EXERCISE MATERIALS:
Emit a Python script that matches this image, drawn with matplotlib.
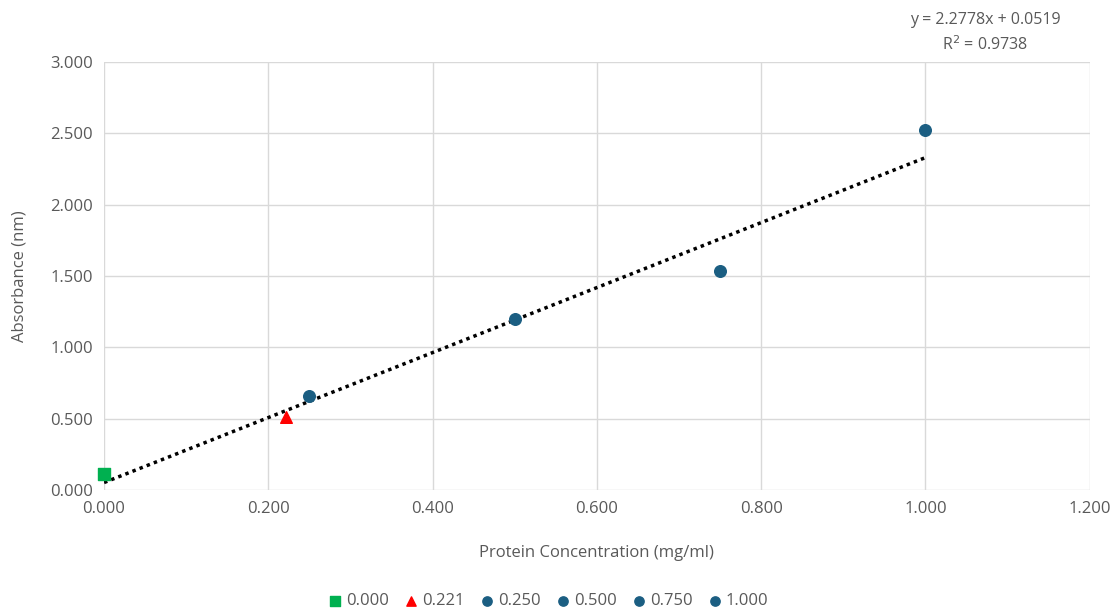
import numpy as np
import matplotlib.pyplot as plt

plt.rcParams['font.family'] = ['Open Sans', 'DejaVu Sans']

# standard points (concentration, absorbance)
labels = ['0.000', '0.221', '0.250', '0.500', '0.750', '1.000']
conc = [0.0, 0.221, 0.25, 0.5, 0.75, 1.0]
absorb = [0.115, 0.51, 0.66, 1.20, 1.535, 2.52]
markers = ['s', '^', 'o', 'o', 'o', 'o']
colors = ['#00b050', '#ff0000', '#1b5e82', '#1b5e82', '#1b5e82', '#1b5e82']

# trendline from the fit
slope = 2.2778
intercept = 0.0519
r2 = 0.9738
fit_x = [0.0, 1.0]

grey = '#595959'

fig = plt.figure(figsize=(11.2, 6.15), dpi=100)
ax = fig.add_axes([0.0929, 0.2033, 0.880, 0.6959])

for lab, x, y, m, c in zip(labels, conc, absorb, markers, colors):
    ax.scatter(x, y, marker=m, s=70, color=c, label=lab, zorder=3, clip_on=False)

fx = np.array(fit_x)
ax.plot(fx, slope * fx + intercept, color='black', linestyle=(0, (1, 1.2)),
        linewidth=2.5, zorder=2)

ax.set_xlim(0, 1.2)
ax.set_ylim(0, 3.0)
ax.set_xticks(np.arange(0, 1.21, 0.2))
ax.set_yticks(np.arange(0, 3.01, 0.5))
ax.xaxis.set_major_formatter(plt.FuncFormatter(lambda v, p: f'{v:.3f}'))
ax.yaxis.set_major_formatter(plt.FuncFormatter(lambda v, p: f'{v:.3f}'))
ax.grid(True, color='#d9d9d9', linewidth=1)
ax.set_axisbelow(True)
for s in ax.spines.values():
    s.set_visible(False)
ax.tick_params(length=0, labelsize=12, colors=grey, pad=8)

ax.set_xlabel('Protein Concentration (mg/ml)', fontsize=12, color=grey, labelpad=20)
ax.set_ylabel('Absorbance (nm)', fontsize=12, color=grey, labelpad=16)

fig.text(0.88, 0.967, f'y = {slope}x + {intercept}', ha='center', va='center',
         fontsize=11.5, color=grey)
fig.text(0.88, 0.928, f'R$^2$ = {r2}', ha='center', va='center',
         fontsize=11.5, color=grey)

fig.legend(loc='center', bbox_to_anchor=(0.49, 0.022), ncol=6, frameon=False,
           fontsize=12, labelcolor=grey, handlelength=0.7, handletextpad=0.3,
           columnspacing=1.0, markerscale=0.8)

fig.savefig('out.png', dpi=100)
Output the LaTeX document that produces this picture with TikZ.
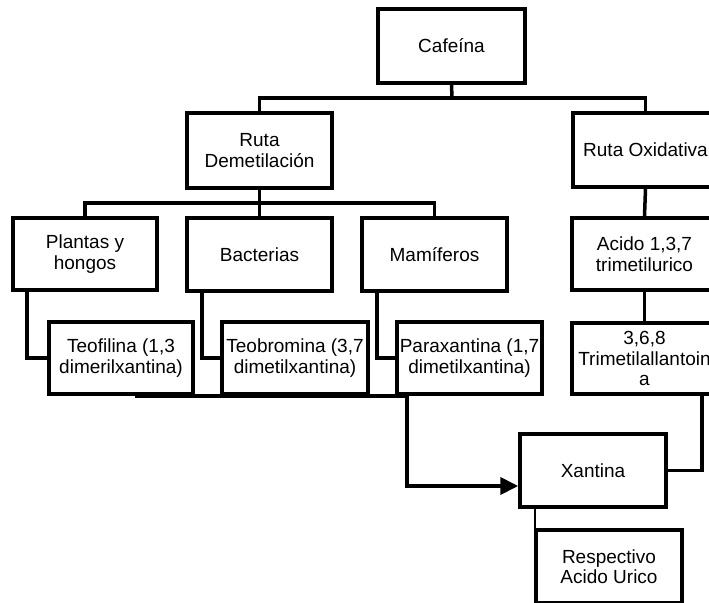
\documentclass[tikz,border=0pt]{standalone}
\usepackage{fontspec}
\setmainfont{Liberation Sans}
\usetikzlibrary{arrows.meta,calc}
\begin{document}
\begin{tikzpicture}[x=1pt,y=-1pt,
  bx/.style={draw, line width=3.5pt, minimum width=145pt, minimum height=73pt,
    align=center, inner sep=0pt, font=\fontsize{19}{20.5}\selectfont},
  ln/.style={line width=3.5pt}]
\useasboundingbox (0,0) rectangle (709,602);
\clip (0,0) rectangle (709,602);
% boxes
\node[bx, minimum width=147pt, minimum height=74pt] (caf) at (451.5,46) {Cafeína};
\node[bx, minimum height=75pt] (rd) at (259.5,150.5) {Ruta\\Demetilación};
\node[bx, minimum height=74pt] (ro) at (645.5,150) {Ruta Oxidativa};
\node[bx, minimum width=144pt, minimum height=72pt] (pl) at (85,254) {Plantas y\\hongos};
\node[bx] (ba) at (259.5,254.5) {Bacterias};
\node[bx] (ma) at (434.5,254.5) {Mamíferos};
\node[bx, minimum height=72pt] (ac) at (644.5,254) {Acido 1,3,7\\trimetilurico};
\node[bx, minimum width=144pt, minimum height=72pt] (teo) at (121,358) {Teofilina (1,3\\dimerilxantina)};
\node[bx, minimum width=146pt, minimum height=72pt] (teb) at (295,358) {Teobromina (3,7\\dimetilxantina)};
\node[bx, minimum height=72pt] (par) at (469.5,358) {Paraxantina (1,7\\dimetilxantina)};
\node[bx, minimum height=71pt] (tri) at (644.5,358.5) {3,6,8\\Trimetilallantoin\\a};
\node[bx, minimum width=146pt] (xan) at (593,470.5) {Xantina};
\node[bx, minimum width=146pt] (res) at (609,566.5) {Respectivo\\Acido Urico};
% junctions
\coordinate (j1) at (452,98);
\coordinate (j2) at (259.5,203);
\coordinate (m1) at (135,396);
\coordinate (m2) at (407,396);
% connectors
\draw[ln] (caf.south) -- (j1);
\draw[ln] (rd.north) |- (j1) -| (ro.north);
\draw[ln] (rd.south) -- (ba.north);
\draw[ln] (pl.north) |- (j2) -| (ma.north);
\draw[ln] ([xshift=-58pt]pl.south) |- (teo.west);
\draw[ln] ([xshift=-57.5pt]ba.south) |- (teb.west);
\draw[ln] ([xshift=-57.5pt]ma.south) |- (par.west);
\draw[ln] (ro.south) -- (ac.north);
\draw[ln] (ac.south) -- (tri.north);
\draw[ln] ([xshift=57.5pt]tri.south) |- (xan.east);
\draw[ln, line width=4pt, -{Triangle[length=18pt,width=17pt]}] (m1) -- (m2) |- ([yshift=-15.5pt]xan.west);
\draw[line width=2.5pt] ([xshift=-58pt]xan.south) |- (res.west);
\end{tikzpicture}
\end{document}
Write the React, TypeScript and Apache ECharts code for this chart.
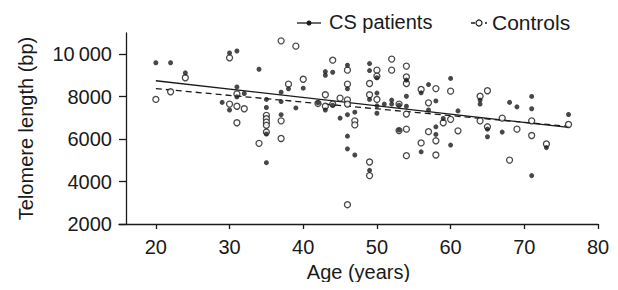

TASK:
Take the records from their first line through the line containing "plt.rcParams['font.family'] = ['Open" and please return exactly those lines, both ends included, minus the pictures.

SOLUTION TO THIS EXERCISE:
Emit a Python script that matches this image, drawn with matplotlib.
import numpy as np
import matplotlib.pyplot as plt

plt.rcParams['font.family'] = ['Open Sans', 'DejaVu Sans']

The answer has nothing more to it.